Numerical modelling of dark matter-admixed compact objects

This thesis explores how dark matter might reveal itself through the structure and dynamics of compact stars. A unified framework in which ordinary matter and a self-interacting dark component coexist inside the same star is developed, influencing each other only through gravity. Within this setting three connected problems are studied: compact objects made entirely of dark matter; rapidly rotating neutron stars that contain a dark component; and differentially rotating remnants that resemble the aftermath of neutron-star mergers. Methodologically, the work extends the RNS code to handle two fluids that can rotate differently. This allows a systematic scan of plausible configurations and a clean comparison with standard one-fluid neutron star models. Even modest amounts of dark matter can shift global stellar properties in ways that resemble changes in the nuclear equation of state.

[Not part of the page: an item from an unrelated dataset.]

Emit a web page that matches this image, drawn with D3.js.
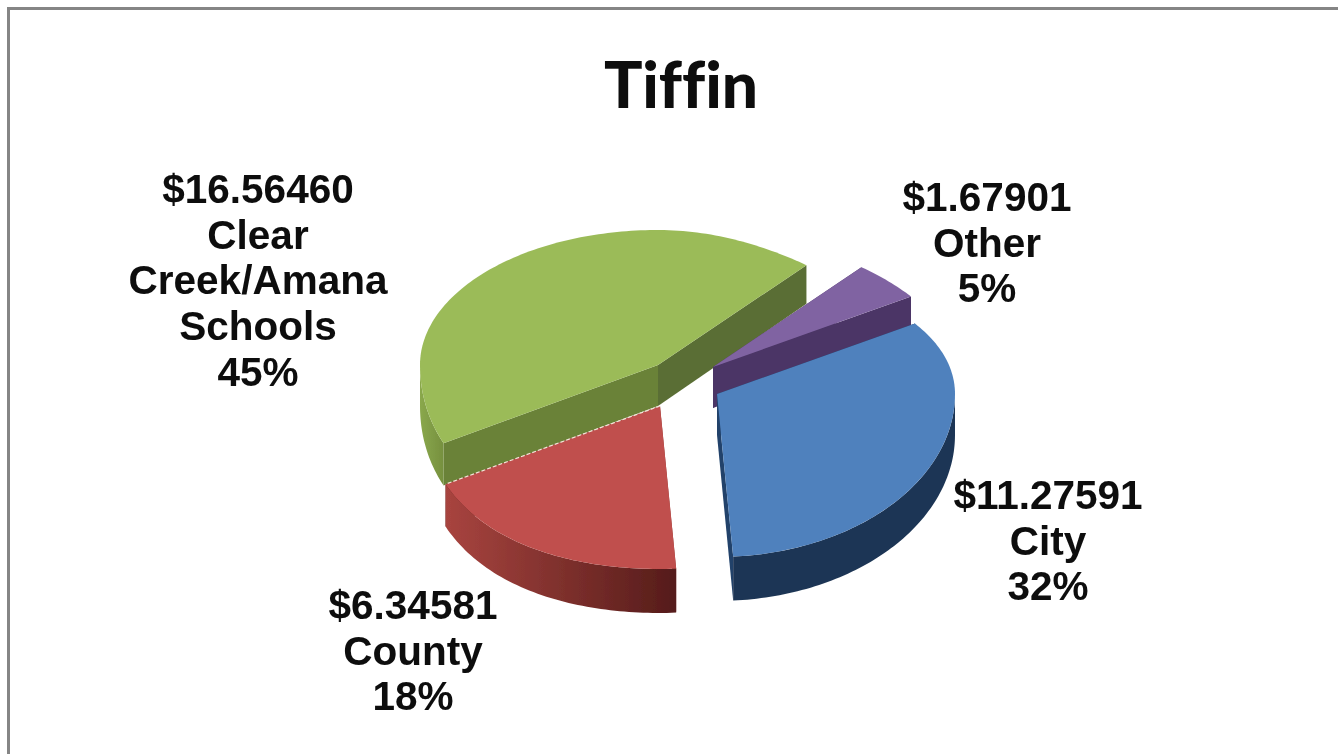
<!DOCTYPE html>
<html>
<head>
<meta charset="utf-8">
<script src="https://cdn.jsdelivr.net/npm/d3@7"></script>
<style>
  html, body { margin: 0; padding: 0; background: #fff; }
  svg { display: block; }
  text { font-family: "Liberation Sans", Arial, sans-serif; font-weight: bold; fill: #0a0a0a; }
</style>
</head>
<body>
<div id="chart"></div>
<script>
var categories = ["City", "County", "Clear Creek/Amana Schools", "Other"];
var dollars = ["$11.27591", "$6.34581", "$16.56460", "$1.67901"];
var percents = [32, 18, 45, 5];
var labelLines = [["City"], ["County"], ["Clear", "Creek/Amana", "Schools"], ["Other"]];

var w = 1338, h = 754;
var startDeg = 57;

// slice looks
var tops = ["#4f81bd", "#c0504d", "#9bbb59", "#8064a2"];
var wallFrom = ["#1f3654", "#a8443f", "#8aa84c", "#4b3566"];
var wallTo = ["#1f3654", "#551c1a", "#76903f", "#4b3566"];
var startWalls = ["#21426b", "#551c1a", "#5a6e34", "#4b3566"];
var endWalls = ["#1f3c62", "#8f3a37", "#6a8239", "#4b3566"];
// apex of each slice, the explode of the pie
var apexX = [717, 660, 658, 713];
var apexY = [394, 406, 365, 367];
// label block centre and first baseline
var labelX = [1048, 413, 258, 987];
var labelY = [509, 619, 203, 211];

var svg = d3.select("#chart").append("svg").attr("width", w).attr("height", h);

var defs = svg.append("defs");
defs.append("filter").attr("id", "soft")
    .attr("filterUnits", "userSpaceOnUse")
    .attr("x", 0).attr("y", 0)
    .attr("width", w).attr("height", h)
    .append("feGaussianBlur").attr("stdDeviation", 0.6);

var root = svg.append("g").attr("filter", "url(#soft)");

root.append("path")
    .attr("d", "M8.5," + h + "V8.5H" + w)
    .attr("fill", "none")
    .attr("stroke", "#858585")
    .attr("stroke-width", 3);

root.append("text")
    .attr("x", 681).attr("y", 108)
    .attr("text-anchor", "middle")
    .style("font-family", "Lato, sans-serif")
    .style("font-weight", 900)
    .style("font-variant-ligatures", "none")
    .style("font-size", "64px")
    .text("Tiffin");

// Excel's pie has perspective: the front half is deeper than the back half
var sx = d3.scaleLinear().domain([-1, 1]).range([-238, 238]);
var sy = d3.scaleLinear().domain([-1, 0, 1]).range([-135, 0, 163]);
var depth = d3.scaleLinear().domain([-1, 1]).range([38, 44]);

var pie = d3.pie().sort(null).value(function(d) { return d; })
    .startAngle(startDeg * Math.PI / 180)
    .endAngle((startDeg + 360) * Math.PI / 180);
var arcs = pie(percents);

var line = d3.line();

// same perspective pushes the apparent angles round at the front
function warp(a) {
    return a + (5 * Math.PI / 180) * (1 - Math.cos(a - 48 * Math.PI / 180)) / 2;
}
// rim is pinched at back right and bulges at front left
function radius(a, back) {
    var t = ((a % (2 * Math.PI)) + 2 * Math.PI) % (2 * Math.PI);
    var s = Math.sin(2 * t);
    if (t < Math.PI / 2) return 1 - back * s * s;
    if (t > Math.PI && t < Math.PI * 1.5) return 1 + 0.03 * s * s;
    return 1;
}
function rimPoints(a0, a1) {
    var n = Math.ceil(Math.abs(a1 - a0) / 0.02);
    return d3.range(n + 1).map(function(k) {
        var a = a0 + (a1 - a0) * k / n;
        return [sx(radius(a, 0.01) * Math.sin(a)), sy(-radius(a, 0.05) * Math.cos(a)), depth(-Math.cos(a))];
    });
}
function flat(p) { return [p[0], p[1]]; }
function down(p) { return [p[0], p[1] + p[2]]; }

arcs.forEach(function(d, i) {
    var g = defs.append("linearGradient").attr("id", "wall" + i);
    g.append("stop").attr("offset", "0%").attr("stop-color", wallFrom[i]);
    g.append("stop").attr("offset", "100%").attr("stop-color", wallTo[i]);
});

// back to front
[2, 3, 1, 0].forEach(function(i) {
    var d = arcs[i];
    var g = root.append("g").attr("transform", "translate(" + apexX[i] + "," + apexY[i] + ")");
    var a0 = warp(d.startAngle), a1 = warp(d.endAngle);
    var rim = rimPoints(a0, a1);
    var first = rim[0], last = rim[rim.length - 1];
    var mid = depth(0);

    // cut walls
    g.append("path")
        .attr("d", line([[0, 0], flat(first), down(first), [0, mid]]) + "Z")
        .attr("fill", endWalls[i]);
    g.append("path")
        .attr("d", line([[0, 0], flat(last), down(last), [0, mid]]) + "Z")
        .attr("fill", startWalls[i]);

    // outer wall, only the part that faces us
    var lo = Math.max(a0, Math.PI / 2), hi = Math.min(a1, Math.PI * 1.5);
    if (hi > lo) {
        var front = rimPoints(lo, hi);
        g.append("path")
            .attr("d", line(front.map(flat).concat(front.map(down).reverse())) + "Z")
            .attr("fill", "url(#wall" + i + ")");
    }
    g.append("path")
        .attr("d", line([[0, 0]].concat(rim.map(flat))) + "Z")
        .attr("fill", tops[i]);
    // pale seam along the county slice
    if (i === 1) {
        g.append("path")
            .attr("d", line([[0, 0], flat(last)]))
            .attr("stroke", "#f3e4d8")
            .attr("stroke-width", 1.2)
            .attr("stroke-dasharray", "4 2");
    }
});

// labels
categories.forEach(function(c, i) {
    var lines = [dollars[i]].concat(labelLines[i]).concat([percents[i] + "%"]);
    var t = root.append("text")
        .attr("text-anchor", "middle")
        .style("font-size", "40.5px");
    lines.forEach(function(s, k) {
        t.append("tspan")
            .attr("x", labelX[i])
            .attr("y", labelY[i] + k * 45.7)
            .text(s);
    });
});
</script>
</body>
</html>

Mass-radius relations, tidal deformability, and moments of inertia are all affected, and the imprint depends on how the dark component is distributed and rotates. These trends create degeneracies that single measurements cannot resolve, but they also open new opportunities: combining gravitational-wave observations, X-ray timing, and late-time post-merger signals offers a realistic path to distinguish dark-matter effects from purely hadronic physics. Overall, the thesis indicates that allowing for a dark component can be important for obtaining unbiased inferences about dense matter, especially in environments where dark-matter accumulation is plausible. At the same time, compact stars emerge as potential laboratories for the dark sector: by tracing how their observable properties react to a hidden fluid, the results outline targets for future multimessenger searches.